Naissance d’une nouvelle frontière commerciale en Irlande : incertitudes sur l’impact économique

Depuis jeudi dernier, les exportations de la République d’Irlande vers les États-Unis sont soumises à un tarif douanier de 15 %, dans le cadre du nouveau régime imposé par Washington à l’Union européenne. En Irlande du Nord, relevant du régime commercial britannique, le tarif est fixé à 10 %. Mais derrière cette différence apparente, les effets réels sur les échanges restent flous, et certains acteurs du secteur estiment même que la partie nord pourrait en sortir désavantagée.

Tarifs empilés et avantages incertains

En théorie, un taux de 10 % semble plus compétitif. Cependant, ce chiffre vient s’ajouter aux droits de douane déjà existants au titre du statut de « nation la plus favorisée » (MFN) accordé au Royaume-Uni. Résultat : certains produits européens, notamment laitiers, pourraient paradoxalement entrer aux États-Unis avec un tarif final inférieur à celui appliqué aux produits venus d’Irlande du Nord.

Il semble que l’Irlande du Nord aura des tarifs bien plus élevés que le sud. Un tarif frontalier sur l’île – peu importe qui il favorise – ne profite à personne.

L’exemple du whisky irlandais

Les spiritueux illustraient jusqu’ici une coopération commerciale exemplaire : le whisky irlandais et le bourbon américain bénéficiaient d’un régime zéro tarif réciproque. Ce n’est plus le cas :

  • Le whisky produit en République d’Irlande subira désormais un droit de 15 %.
  • Le whisky fabriqué en Irlande du Nord sera taxé à 10 %.

En théorie, une distillerie nord-irlandaise comme Old Bushmills pourrait donc proposer des prix plus attractifs que des marques comme Jameson. Mais des chaînes d’approvisionnement mêlant production et maturation des deux côtés de la frontière peuvent entraîner une requalification du produit en « origine UE », annulant l’avantage supposé.

Pour Stephen Kelly, directeur de Manufacturing NI, l’écart de 5 % ne changera pas la donne : « Tout le monde est perdant avec ces tarifs, du consommateur américain aux producteurs britanniques et irlandais. Aucun investisseur ne misera des dizaines de millions sur une politique commerciale susceptible de changer du jour au lendemain. »
Les variations de coûts de production, de salaires ou de taux de change peuvent facilement absorber cet écart tarifaire.

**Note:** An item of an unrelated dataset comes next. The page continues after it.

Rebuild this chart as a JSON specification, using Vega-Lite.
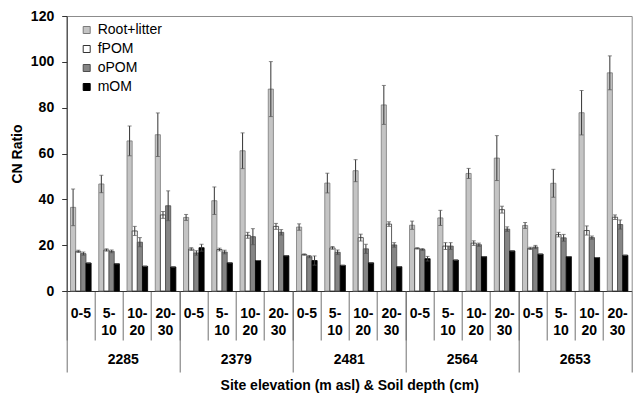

Le lait, symbole de l’interconnexion économique

Les filières laitières illustrent la porosité économique entre nord et sud. Des coopératives comme Lakeland Dairies, basée à Cavan, collectent du lait des deux côtés de la frontière et transforment leurs produits dans des usines situées en Irlande du Nord. Or, avec le mécanisme d’empilement des droits, certaines productions issues du sud pourraient entrer aux États-Unis avec des droits moins élevés que celles du nord.

Les entreprises laitières nord-irlandaises sont rodées aux marchés internationaux et attendent de connaître les détails finaux des accords UE/US et UK/US avant d’envisager des changements structurels.

À Dublin, le ministre irlandais des Affaires étrangères et Tánaiste, Simon Harris, a réaffirmé son souhait de voir progresser les discussions commerciales, notamment dans le secteur des boissons. Les négociations avec Washington se poursuivent afin de restaurer, au moins pour les spiritueux, le régime zéro tarif.

En attendant, cette nouvelle ligne de fracture commerciale sur l’île d’Irlande pourrait bien compliquer les équilibres économiques patiemment construits depuis les accords de paix, dans un contexte où l’ombre des décisions unilatérales américaines plane sur la stabilité des échanges.